[Plotting code records]
_ _ _ _ _
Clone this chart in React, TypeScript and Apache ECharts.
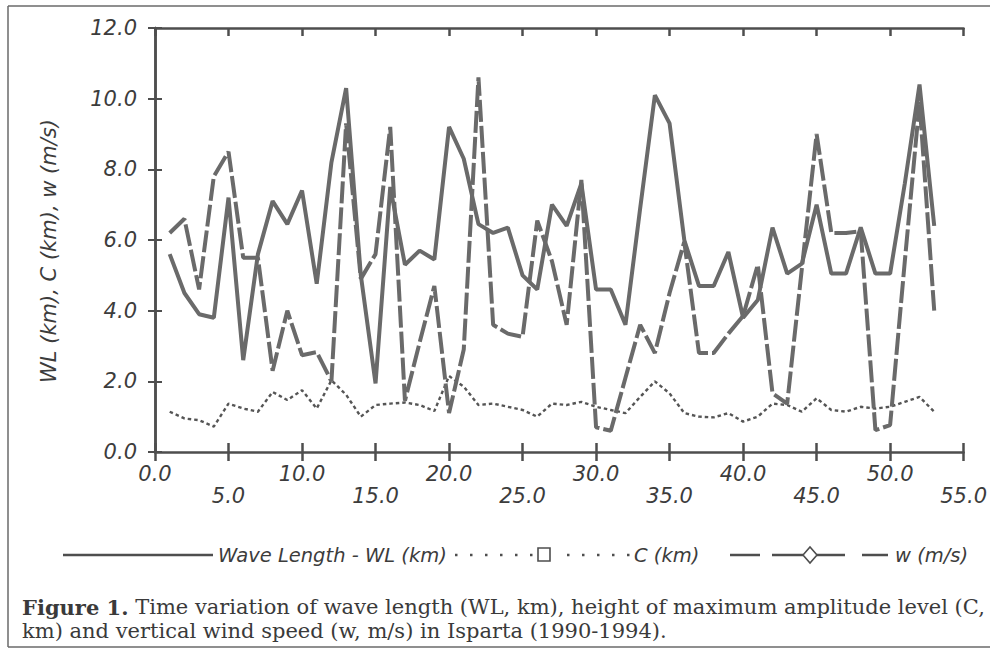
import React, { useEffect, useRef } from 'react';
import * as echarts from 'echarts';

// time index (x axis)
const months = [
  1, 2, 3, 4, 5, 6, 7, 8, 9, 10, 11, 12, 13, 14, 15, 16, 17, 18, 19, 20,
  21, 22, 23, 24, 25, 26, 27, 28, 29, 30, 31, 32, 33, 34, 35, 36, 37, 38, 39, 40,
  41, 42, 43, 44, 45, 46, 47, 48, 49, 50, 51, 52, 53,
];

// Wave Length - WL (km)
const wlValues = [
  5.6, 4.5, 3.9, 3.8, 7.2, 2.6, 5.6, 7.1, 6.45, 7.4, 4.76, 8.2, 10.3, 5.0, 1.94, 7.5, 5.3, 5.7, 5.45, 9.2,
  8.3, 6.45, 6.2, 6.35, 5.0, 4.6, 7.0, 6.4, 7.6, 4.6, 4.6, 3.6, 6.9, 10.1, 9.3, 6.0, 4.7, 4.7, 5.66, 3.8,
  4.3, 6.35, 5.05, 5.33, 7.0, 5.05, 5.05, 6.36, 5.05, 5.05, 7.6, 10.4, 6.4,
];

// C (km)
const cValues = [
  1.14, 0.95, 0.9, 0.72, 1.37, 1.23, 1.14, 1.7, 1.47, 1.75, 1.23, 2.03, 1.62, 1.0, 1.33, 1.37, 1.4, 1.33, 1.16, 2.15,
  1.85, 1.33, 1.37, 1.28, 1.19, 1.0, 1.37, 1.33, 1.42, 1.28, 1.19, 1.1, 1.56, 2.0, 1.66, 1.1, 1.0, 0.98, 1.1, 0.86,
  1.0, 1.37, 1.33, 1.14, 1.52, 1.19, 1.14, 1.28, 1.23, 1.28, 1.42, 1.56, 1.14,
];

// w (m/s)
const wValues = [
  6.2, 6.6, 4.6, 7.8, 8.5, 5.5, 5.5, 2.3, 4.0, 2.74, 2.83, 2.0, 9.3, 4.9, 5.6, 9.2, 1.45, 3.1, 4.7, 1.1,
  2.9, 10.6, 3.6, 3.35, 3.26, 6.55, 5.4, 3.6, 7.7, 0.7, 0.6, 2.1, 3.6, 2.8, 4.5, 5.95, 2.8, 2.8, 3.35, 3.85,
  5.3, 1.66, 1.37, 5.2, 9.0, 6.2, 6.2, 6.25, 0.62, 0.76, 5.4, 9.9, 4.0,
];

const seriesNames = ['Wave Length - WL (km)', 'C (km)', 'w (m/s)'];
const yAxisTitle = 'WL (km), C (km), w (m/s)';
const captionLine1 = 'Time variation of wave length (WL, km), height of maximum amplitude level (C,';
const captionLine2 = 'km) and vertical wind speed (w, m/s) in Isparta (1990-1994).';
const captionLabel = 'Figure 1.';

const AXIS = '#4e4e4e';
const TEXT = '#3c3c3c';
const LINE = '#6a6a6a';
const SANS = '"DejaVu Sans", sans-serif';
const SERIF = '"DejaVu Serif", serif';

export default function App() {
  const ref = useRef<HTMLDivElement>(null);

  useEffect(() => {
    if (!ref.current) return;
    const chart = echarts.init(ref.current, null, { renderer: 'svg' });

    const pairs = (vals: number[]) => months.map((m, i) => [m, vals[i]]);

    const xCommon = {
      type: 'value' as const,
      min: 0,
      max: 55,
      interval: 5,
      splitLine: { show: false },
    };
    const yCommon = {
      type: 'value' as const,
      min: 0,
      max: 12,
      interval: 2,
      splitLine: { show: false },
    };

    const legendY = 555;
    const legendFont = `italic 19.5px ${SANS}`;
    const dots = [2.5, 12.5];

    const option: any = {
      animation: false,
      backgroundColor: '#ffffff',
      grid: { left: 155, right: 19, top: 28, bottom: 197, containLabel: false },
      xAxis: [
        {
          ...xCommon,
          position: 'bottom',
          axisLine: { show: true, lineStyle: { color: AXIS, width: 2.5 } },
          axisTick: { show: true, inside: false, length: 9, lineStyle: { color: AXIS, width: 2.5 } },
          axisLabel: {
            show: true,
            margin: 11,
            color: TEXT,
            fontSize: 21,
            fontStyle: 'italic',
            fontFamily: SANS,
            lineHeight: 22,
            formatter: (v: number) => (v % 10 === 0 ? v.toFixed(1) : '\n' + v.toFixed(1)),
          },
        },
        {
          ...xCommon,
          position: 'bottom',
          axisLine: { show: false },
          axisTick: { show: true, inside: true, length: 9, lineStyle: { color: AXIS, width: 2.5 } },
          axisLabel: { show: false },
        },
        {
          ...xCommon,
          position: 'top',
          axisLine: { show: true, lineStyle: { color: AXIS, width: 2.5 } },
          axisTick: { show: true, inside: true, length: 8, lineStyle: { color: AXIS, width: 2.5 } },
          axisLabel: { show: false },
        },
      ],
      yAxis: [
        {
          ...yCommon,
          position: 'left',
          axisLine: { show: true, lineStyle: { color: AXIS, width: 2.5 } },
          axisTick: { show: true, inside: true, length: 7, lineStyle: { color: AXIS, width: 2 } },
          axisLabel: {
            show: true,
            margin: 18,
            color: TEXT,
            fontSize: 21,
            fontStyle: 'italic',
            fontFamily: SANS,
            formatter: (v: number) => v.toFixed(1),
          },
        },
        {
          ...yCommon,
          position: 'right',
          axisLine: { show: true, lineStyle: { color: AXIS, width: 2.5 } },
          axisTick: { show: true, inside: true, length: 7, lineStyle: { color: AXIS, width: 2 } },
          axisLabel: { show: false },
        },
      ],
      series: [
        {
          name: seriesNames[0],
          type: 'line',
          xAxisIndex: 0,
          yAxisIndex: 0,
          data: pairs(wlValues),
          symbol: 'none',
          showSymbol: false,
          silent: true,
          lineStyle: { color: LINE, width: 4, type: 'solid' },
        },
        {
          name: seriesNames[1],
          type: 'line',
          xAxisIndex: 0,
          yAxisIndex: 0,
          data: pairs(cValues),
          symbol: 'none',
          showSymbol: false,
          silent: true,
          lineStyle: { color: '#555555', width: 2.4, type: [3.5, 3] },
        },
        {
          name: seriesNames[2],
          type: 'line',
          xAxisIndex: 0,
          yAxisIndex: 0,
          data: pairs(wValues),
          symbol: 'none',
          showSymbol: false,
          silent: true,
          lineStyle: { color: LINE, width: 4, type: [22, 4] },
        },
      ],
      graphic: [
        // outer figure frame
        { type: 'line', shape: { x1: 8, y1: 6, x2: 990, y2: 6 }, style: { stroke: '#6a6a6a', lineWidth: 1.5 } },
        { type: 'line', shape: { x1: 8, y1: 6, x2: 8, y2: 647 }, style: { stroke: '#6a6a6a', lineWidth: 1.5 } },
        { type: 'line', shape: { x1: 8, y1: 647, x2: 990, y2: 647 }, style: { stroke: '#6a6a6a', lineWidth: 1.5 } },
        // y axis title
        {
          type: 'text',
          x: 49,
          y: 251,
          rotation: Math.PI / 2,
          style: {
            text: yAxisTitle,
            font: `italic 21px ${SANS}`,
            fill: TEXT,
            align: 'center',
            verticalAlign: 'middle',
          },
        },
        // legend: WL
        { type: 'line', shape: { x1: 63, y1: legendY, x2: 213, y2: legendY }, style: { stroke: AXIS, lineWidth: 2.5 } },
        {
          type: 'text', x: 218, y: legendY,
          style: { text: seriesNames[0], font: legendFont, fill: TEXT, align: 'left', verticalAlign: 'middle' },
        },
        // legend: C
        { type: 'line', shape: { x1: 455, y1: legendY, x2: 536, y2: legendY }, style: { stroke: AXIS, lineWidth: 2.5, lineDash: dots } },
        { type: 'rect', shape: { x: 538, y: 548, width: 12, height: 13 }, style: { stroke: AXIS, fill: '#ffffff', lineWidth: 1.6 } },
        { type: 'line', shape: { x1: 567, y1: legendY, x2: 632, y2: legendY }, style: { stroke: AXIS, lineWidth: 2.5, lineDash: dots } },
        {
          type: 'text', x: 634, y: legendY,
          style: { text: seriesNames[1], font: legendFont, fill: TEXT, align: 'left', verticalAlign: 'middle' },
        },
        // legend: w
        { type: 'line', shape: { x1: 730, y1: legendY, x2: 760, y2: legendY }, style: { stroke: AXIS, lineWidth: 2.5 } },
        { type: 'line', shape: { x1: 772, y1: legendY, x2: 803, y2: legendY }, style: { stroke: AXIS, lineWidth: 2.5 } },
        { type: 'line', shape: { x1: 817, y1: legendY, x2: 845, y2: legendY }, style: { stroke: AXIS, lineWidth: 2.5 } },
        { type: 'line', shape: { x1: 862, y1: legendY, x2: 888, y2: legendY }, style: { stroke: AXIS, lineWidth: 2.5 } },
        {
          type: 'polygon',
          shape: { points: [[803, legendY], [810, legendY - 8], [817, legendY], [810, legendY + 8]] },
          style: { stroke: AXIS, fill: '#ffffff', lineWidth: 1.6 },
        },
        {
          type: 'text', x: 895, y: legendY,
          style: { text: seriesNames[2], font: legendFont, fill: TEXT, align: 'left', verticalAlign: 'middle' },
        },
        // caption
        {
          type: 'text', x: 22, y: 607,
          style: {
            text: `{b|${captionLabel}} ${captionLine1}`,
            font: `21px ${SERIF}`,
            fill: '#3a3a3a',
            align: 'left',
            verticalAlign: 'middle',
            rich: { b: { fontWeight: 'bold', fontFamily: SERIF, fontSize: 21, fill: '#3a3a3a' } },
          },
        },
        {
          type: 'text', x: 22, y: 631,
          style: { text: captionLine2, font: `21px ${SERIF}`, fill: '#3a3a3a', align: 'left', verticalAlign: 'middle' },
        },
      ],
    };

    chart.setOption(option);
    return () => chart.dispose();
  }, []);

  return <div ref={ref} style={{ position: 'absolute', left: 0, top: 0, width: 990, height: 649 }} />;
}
_ _ _ _ _
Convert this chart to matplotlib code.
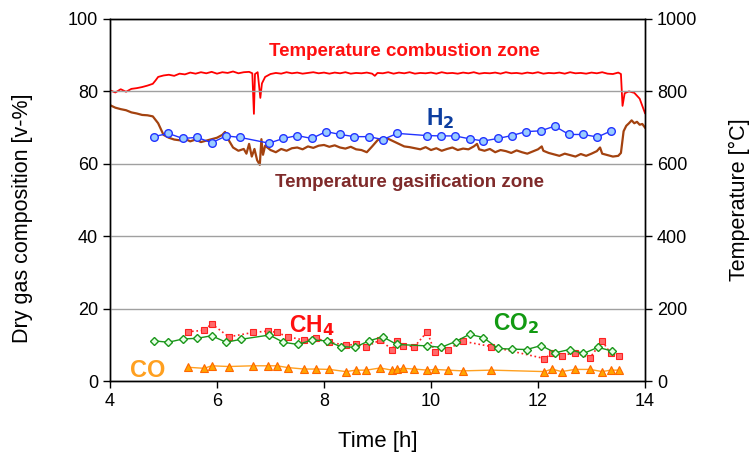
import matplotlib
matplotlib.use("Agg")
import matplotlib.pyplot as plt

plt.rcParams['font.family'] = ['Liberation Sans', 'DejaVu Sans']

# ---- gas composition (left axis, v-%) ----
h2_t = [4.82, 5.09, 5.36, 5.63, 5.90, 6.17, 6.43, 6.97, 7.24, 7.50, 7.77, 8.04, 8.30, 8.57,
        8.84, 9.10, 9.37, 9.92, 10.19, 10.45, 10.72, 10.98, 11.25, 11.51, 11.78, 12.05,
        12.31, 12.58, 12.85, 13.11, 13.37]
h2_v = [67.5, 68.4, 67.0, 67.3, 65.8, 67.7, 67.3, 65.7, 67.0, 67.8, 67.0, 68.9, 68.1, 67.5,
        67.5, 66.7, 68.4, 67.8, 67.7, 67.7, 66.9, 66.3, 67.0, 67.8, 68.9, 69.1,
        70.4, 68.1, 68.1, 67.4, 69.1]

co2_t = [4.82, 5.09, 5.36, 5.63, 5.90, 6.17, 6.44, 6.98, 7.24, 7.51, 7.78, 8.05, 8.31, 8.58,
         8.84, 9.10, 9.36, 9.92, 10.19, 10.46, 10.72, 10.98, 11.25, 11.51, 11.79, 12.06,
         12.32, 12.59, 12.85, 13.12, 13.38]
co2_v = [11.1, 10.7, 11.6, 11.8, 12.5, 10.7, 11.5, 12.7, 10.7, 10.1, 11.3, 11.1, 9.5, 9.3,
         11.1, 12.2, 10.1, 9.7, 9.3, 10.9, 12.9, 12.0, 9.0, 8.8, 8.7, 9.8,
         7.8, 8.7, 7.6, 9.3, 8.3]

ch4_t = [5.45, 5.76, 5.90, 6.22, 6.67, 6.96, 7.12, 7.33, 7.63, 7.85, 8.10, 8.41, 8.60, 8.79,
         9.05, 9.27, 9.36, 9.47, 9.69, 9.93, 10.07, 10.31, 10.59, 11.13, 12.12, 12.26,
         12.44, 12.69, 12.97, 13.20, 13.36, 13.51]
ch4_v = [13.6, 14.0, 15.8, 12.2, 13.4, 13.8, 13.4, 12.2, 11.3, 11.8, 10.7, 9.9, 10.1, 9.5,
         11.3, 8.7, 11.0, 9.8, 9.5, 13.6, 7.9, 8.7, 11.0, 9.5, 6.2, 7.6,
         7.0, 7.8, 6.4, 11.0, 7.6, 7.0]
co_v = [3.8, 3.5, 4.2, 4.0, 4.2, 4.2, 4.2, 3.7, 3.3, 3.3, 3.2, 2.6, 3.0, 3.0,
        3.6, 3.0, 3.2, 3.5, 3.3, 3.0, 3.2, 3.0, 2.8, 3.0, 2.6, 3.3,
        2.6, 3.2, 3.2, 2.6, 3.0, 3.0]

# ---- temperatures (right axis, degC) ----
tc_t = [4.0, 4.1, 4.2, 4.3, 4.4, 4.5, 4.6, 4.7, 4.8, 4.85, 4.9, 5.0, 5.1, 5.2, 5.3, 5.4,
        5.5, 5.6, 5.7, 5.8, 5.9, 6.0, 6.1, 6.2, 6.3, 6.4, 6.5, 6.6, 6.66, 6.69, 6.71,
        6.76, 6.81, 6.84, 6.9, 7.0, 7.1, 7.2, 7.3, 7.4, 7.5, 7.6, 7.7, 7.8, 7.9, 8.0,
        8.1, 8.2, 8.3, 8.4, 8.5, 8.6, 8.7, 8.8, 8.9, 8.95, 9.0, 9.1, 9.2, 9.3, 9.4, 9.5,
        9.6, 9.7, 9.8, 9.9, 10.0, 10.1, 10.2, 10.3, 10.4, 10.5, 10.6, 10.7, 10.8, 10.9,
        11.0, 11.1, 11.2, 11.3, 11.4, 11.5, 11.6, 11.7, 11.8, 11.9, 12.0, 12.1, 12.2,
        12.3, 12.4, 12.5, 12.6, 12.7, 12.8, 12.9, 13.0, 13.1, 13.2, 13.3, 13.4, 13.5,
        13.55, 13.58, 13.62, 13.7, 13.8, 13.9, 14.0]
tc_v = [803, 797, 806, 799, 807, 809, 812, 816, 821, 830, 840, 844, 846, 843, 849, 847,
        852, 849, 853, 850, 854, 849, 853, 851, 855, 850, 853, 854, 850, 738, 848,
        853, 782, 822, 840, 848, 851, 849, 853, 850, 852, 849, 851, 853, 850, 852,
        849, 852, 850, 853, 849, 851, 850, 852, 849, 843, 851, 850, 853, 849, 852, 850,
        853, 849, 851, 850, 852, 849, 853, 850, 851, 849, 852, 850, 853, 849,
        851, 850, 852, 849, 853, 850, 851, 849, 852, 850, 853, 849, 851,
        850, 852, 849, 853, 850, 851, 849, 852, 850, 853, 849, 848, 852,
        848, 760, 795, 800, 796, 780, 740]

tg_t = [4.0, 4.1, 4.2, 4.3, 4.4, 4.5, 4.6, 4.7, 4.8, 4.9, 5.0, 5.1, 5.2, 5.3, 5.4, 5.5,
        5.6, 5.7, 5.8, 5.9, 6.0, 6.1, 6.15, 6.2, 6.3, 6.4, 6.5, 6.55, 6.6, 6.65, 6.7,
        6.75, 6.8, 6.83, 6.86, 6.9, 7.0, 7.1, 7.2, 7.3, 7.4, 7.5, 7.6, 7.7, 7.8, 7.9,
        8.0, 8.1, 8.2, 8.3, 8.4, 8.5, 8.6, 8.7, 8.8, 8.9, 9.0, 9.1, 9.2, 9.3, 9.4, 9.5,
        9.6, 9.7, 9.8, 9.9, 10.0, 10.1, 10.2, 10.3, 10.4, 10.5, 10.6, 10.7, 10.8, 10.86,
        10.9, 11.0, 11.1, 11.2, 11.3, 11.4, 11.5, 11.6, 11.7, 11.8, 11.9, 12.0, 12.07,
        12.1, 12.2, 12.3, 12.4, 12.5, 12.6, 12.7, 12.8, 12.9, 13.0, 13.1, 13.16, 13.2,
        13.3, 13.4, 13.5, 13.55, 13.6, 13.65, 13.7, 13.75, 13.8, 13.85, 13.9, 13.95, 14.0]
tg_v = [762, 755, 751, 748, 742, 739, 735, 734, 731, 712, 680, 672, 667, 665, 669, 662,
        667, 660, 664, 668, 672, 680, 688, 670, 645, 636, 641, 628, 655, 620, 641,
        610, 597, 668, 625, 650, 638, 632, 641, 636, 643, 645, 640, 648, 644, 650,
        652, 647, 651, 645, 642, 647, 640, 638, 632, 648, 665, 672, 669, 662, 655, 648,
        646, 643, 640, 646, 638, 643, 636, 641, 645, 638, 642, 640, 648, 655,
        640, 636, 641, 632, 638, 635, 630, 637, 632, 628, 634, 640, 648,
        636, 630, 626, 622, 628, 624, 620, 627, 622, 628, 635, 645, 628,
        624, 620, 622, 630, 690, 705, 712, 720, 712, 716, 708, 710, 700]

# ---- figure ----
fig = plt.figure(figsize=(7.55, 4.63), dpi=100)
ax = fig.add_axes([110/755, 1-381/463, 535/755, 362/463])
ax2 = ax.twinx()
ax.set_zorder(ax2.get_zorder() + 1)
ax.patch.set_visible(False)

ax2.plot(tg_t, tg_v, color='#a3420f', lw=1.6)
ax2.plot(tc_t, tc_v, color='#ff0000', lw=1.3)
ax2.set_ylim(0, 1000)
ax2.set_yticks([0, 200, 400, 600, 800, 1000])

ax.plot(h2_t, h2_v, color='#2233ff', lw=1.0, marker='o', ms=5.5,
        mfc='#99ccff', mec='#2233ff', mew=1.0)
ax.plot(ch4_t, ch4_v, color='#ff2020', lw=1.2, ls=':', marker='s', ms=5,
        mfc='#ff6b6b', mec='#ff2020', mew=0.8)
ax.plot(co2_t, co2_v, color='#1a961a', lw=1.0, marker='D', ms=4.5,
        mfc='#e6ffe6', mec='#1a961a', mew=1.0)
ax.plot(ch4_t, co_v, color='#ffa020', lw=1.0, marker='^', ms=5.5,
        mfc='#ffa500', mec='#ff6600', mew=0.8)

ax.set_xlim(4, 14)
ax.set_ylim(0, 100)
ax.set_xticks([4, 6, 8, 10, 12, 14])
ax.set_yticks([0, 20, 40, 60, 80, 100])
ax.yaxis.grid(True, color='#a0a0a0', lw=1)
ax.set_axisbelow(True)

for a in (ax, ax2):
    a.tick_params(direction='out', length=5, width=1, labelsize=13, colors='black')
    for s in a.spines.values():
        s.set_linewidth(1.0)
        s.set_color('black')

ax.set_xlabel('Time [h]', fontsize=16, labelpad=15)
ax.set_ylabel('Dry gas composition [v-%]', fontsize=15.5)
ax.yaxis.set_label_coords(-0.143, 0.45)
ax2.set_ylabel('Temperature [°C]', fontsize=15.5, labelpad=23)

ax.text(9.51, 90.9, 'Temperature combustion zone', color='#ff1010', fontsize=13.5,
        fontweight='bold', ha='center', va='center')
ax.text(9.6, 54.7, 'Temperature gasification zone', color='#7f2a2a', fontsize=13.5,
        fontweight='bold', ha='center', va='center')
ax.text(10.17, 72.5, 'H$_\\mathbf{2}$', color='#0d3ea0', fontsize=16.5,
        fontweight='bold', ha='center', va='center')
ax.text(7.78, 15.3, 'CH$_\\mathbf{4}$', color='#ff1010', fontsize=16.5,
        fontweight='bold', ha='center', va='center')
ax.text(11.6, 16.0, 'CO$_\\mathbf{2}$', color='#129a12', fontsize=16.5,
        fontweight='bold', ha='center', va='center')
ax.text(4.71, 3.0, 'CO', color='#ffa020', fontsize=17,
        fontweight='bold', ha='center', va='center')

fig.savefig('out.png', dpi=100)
_ _ _ _ _
**DIRECTIONS:** Above are some records. Output exactly the lines from the one that contains "Convert this chart to matplotlib code." to the one that contains "7.8, 8.7, 7.6, 9.3, 8.3]", keeping both, and omit the pictures.

**WRITTEN ANSWER:**
Convert this chart to matplotlib code.
import matplotlib
matplotlib.use("Agg")
import matplotlib.pyplot as plt

plt.rcParams['font.family'] = ['Liberation Sans', 'DejaVu Sans']

# ---- gas composition (left axis, v-%) ----
h2_t = [4.82, 5.09, 5.36, 5.63, 5.90, 6.17, 6.43, 6.97, 7.24, 7.50, 7.77, 8.04, 8.30, 8.57,
        8.84, 9.10, 9.37, 9.92, 10.19, 10.45, 10.72, 10.98, 11.25, 11.51, 11.78, 12.05,
        12.31, 12.58, 12.85, 13.11, 13.37]
h2_v = [67.5, 68.4, 67.0, 67.3, 65.8, 67.7, 67.3, 65.7, 67.0, 67.8, 67.0, 68.9, 68.1, 67.5,
        67.5, 66.7, 68.4, 67.8, 67.7, 67.7, 66.9, 66.3, 67.0, 67.8, 68.9, 69.1,
        70.4, 68.1, 68.1, 67.4, 69.1]

co2_t = [4.82, 5.09, 5.36, 5.63, 5.90, 6.17, 6.44, 6.98, 7.24, 7.51, 7.78, 8.05, 8.31, 8.58,
         8.84, 9.10, 9.36, 9.92, 10.19, 10.46, 10.72, 10.98, 11.25, 11.51, 11.79, 12.06,
         12.32, 12.59, 12.85, 13.12, 13.38]
co2_v = [11.1, 10.7, 11.6, 11.8, 12.5, 10.7, 11.5, 12.7, 10.7, 10.1, 11.3, 11.1, 9.5, 9.3,
         11.1, 12.2, 10.1, 9.7, 9.3, 10.9, 12.9, 12.0, 9.0, 8.8, 8.7, 9.8,
         7.8, 8.7, 7.6, 9.3, 8.3]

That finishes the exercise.